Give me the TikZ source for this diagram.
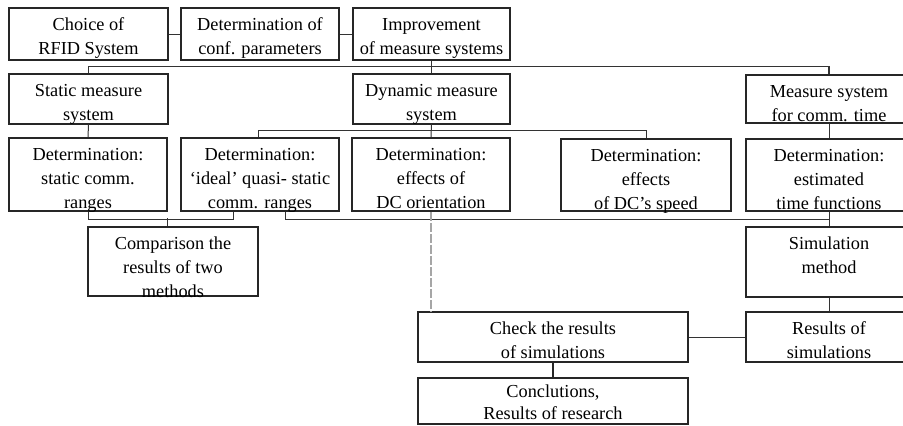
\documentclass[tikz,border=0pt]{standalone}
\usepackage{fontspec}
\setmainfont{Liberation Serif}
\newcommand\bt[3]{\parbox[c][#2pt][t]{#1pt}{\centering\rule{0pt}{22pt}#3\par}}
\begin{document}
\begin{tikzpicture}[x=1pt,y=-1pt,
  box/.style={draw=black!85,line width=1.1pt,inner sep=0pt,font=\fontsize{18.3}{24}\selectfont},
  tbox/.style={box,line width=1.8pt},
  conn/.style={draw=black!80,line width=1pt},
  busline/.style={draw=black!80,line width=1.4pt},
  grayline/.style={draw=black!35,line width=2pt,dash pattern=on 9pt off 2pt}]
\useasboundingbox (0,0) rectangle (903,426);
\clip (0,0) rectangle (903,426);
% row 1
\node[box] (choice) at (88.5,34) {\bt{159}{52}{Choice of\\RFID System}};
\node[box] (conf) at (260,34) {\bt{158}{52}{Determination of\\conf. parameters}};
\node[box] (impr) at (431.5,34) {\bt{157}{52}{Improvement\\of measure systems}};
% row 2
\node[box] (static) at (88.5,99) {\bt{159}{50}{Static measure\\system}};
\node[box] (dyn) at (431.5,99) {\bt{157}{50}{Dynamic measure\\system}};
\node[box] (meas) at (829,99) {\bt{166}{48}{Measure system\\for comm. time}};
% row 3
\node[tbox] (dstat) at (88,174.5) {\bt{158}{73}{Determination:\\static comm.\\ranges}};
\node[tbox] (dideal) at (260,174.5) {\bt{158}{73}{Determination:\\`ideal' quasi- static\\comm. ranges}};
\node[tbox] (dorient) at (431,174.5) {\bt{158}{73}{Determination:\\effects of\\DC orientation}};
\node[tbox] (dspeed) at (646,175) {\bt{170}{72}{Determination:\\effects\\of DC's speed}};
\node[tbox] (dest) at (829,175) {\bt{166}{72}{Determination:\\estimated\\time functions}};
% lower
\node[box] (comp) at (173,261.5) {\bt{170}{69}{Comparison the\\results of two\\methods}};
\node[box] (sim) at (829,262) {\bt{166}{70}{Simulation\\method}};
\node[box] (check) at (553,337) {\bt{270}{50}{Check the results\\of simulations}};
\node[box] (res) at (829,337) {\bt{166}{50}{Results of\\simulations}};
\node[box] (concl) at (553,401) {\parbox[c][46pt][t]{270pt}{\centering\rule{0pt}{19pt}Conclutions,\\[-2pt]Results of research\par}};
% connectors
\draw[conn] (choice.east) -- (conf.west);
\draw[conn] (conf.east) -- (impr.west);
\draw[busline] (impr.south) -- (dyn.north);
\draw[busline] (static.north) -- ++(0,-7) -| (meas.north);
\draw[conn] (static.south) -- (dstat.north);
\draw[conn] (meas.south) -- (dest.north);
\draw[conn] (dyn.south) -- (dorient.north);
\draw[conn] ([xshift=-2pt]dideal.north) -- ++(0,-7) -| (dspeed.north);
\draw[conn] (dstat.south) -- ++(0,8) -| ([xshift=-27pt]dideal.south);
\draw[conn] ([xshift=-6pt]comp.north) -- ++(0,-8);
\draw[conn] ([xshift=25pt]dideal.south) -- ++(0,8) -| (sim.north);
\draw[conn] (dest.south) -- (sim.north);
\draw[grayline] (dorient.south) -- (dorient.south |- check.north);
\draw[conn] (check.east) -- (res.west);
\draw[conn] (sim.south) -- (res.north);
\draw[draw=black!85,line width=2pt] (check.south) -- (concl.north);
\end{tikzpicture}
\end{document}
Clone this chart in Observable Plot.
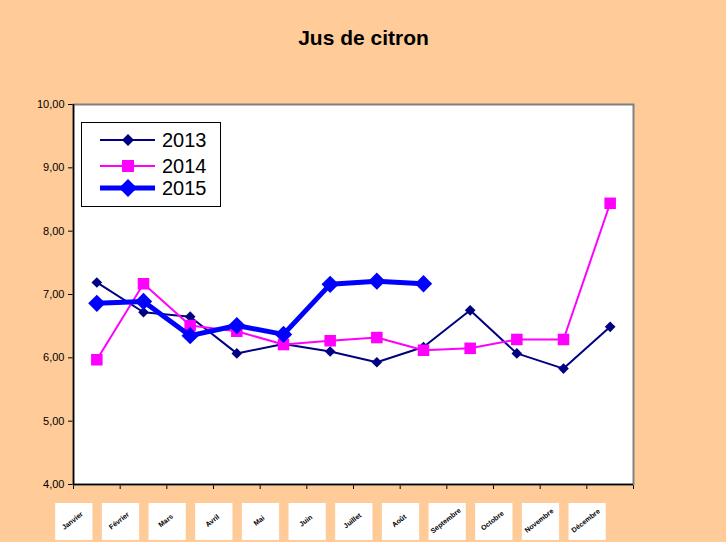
-=-=-
• Exercise instructions: Skip the pictures and print each record exactly as it stands.

• Response to the task:
Give me the TikZ source for this diagram.
\documentclass[tikz,border=0pt]{standalone}
\usepackage{fontspec}
\setmainfont{Liberation Serif}
\newcommand\bt[3]{\parbox[c][#2pt][t]{#1pt}{\centering\rule{0pt}{22pt}#3\par}}
\begin{document}
\begin{tikzpicture}[x=1pt,y=-1pt,
  box/.style={draw=black!85,line width=1.1pt,inner sep=0pt,font=\fontsize{18.3}{24}\selectfont},
  tbox/.style={box,line width=1.8pt},
  conn/.style={draw=black!80,line width=1pt},
  busline/.style={draw=black!80,line width=1.4pt},
  grayline/.style={draw=black!35,line width=2pt,dash pattern=on 9pt off 2pt}]
\useasboundingbox (0,0) rectangle (903,426);
\clip (0,0) rectangle (903,426);
% row 1
\node[box] (choice) at (88.5,34) {\bt{159}{52}{Choice of\\RFID System}};
\node[box] (conf) at (260,34) {\bt{158}{52}{Determination of\\conf. parameters}};
\node[box] (impr) at (431.5,34) {\bt{157}{52}{Improvement\\of measure systems}};
% row 2
\node[box] (static) at (88.5,99) {\bt{159}{50}{Static measure\\system}};
\node[box] (dyn) at (431.5,99) {\bt{157}{50}{Dynamic measure\\system}};
\node[box] (meas) at (829,99) {\bt{166}{48}{Measure system\\for comm. time}};
% row 3
\node[tbox] (dstat) at (88,174.5) {\bt{158}{73}{Determination:\\static comm.\\ranges}};
\node[tbox] (dideal) at (260,174.5) {\bt{158}{73}{Determination:\\`ideal' quasi- static\\comm. ranges}};
\node[tbox] (dorient) at (431,174.5) {\bt{158}{73}{Determination:\\effects of\\DC orientation}};
\node[tbox] (dspeed) at (646,175) {\bt{170}{72}{Determination:\\effects\\of DC's speed}};
\node[tbox] (dest) at (829,175) {\bt{166}{72}{Determination:\\estimated\\time functions}};
% lower
\node[box] (comp) at (173,261.5) {\bt{170}{69}{Comparison the\\results of two\\methods}};
\node[box] (sim) at (829,262) {\bt{166}{70}{Simulation\\method}};
\node[box] (check) at (553,337) {\bt{270}{50}{Check the results\\of simulations}};
\node[box] (res) at (829,337) {\bt{166}{50}{Results of\\simulations}};
\node[box] (concl) at (553,401) {\parbox[c][46pt][t]{270pt}{\centering\rule{0pt}{19pt}Conclutions,\\[-2pt]Results of research\par}};
% connectors
\draw[conn] (choice.east) -- (conf.west);
\draw[conn] (conf.east) -- (impr.west);
\draw[busline] (impr.south) -- (dyn.north);
\draw[busline] (static.north) -- ++(0,-7) -| (meas.north);
\draw[conn] (static.south) -- (dstat.north);
\draw[conn] (meas.south) -- (dest.north);
\draw[conn] (dyn.south) -- (dorient.north);
\draw[conn] ([xshift=-2pt]dideal.north) -- ++(0,-7) -| (dspeed.north);
\draw[conn] (dstat.south) -- ++(0,8) -| ([xshift=-27pt]dideal.south);
\draw[conn] ([xshift=-6pt]comp.north) -- ++(0,-8);
\draw[conn] ([xshift=25pt]dideal.south) -- ++(0,8) -| (sim.north);
\draw[conn] (dest.south) -- (sim.north);
\draw[grayline] (dorient.south) -- (dorient.south |- check.north);
\draw[conn] (check.east) -- (res.west);
\draw[conn] (sim.south) -- (res.north);
\draw[draw=black!85,line width=2pt] (check.south) -- (concl.north);
\end{tikzpicture}
\end{document}
Clone this chart in Observable Plot.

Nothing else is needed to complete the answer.